Over a month has passed since IMUSA.

The race report took forever to write - unlike Florida's.

And "unlike Florida" is what I've found myself saying many times this past month as I've reflected on IMUSA and IMFL.

Leaving me wondering if IMFL was a fluke.

I loved so much about IMFL. The training, the start, the swim, the weather, most of the bike, most of the run, the crowds, the finish. Other than a few miles on the bike and run - I felt pretty darn great the whole race.

IMUSA, on the other hand, seemed like a struggle from the start.

Like the apprehension before signing up.

Like an injury that affected my spirit and confidence about running maybe more than my physical capabilities.

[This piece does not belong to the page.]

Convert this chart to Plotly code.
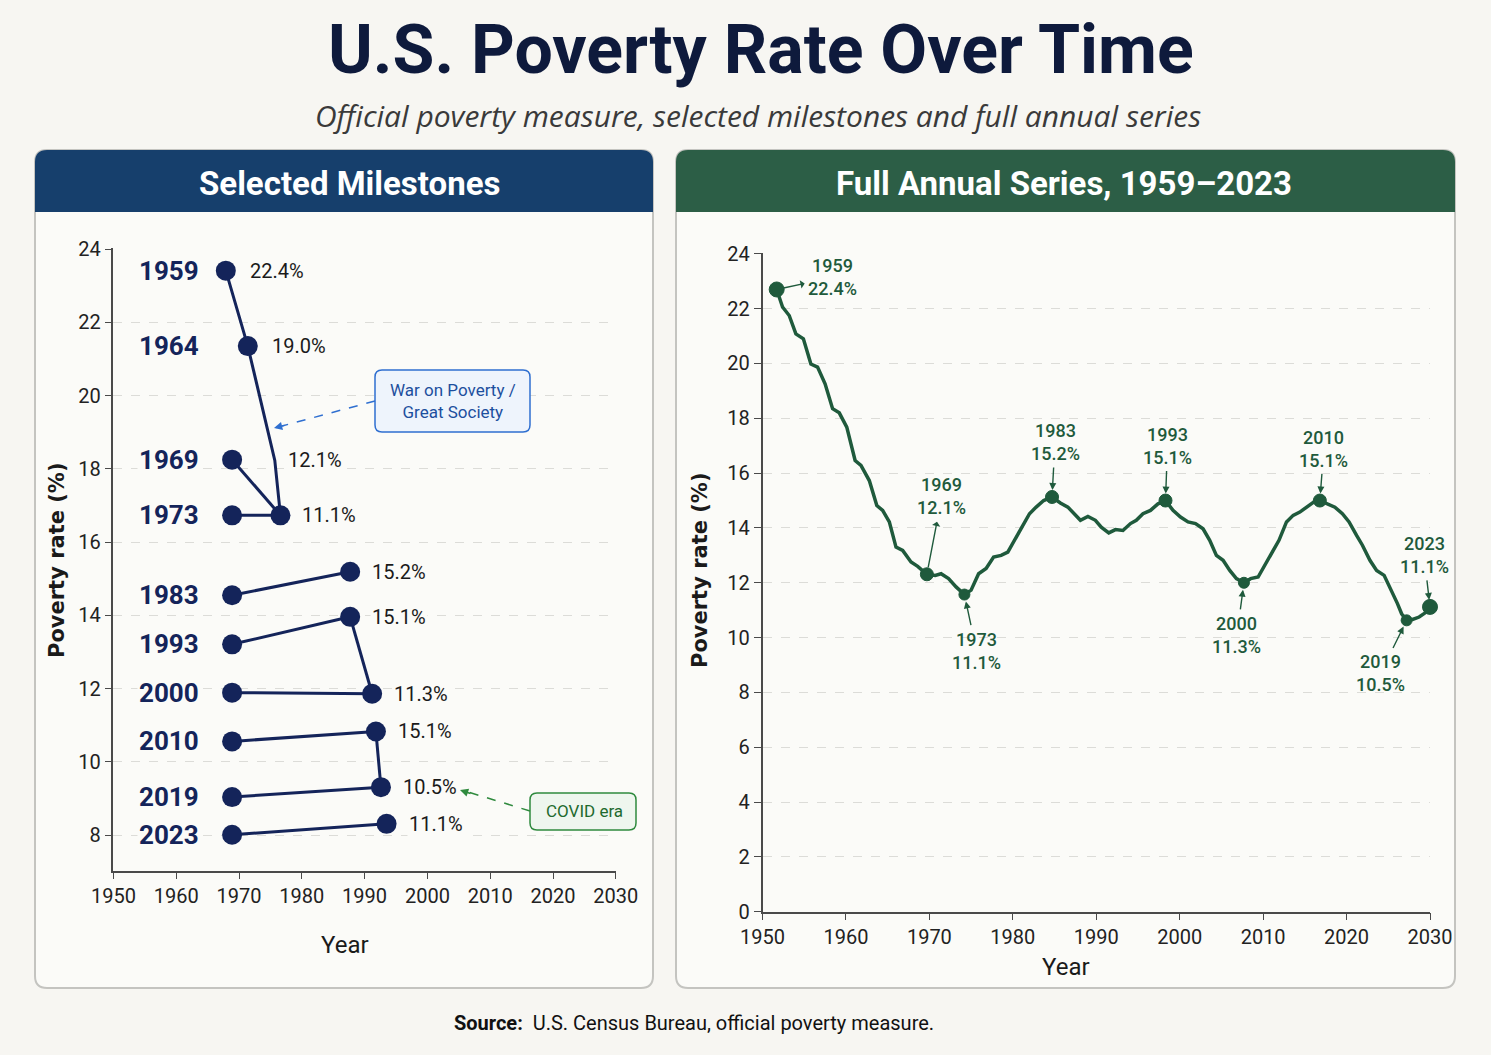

Like bike rides that helped my hill climbing, but also made me realize how much still needed to improve.

Like the complications from a switch in asthma meds that took weeks to notice.

Like race day challenges, from cramps to broken toes to weird nutrition issues.

Like losing your furkid two days after the race - and knowing your husband bore the brunt of some really tough conversations.

And while there were also many wonderful moments, too - new milestones, awesome coaching, great workout buddies, challenging and fun training camps, stretches on the bike and run course, amazing family and friend sherpas, the beautiful house we stayed in, a great IM gift from my folks...

I've concluded that Florida...

was magical.

But maybe the challenges of Lake Placid were more....

Ironman.

3 comments:

Unknown said...

For me, IMFL was also a magical experience. I'm not sure it can be replicated. IMBrazil, while amazing, just didn't feel the same. Weird.

TriGirl Kate O said...

The magic is gone, but that doesn't mean it wasn't worth it. I learned sooo much about myself in training for and racing IMUSA. There is value in that. Any way I can talk you into IMMOO in 2011?!

Cyndi said...

Deanna, It's so funny that you say that. I feel the exact same way -- which is why I can't write a race report about it. I don't have a lot of "warm & fuzzies" about the race. There was, indeed, something truly magical about Florida. I don't know . . . maybe because we were all new. All scared together. No expectations but to finish. No drama. We were very much a "family" of training partners. IMLP just wasn't the same for me, either. I really cherish the memory of IMFL with all of you guys. And, if IMLP was more "Ironman" then I want to go back to just being a regular gal, trying my hardest to do a really cool thing and soaking up every moment along the way!! It's a lot more fun that way!!

XO, DB. I sure hope I get to share in the training with you in the next go-round. Make no mistake: your energy and spirit is most definitely part of the IMFL magic!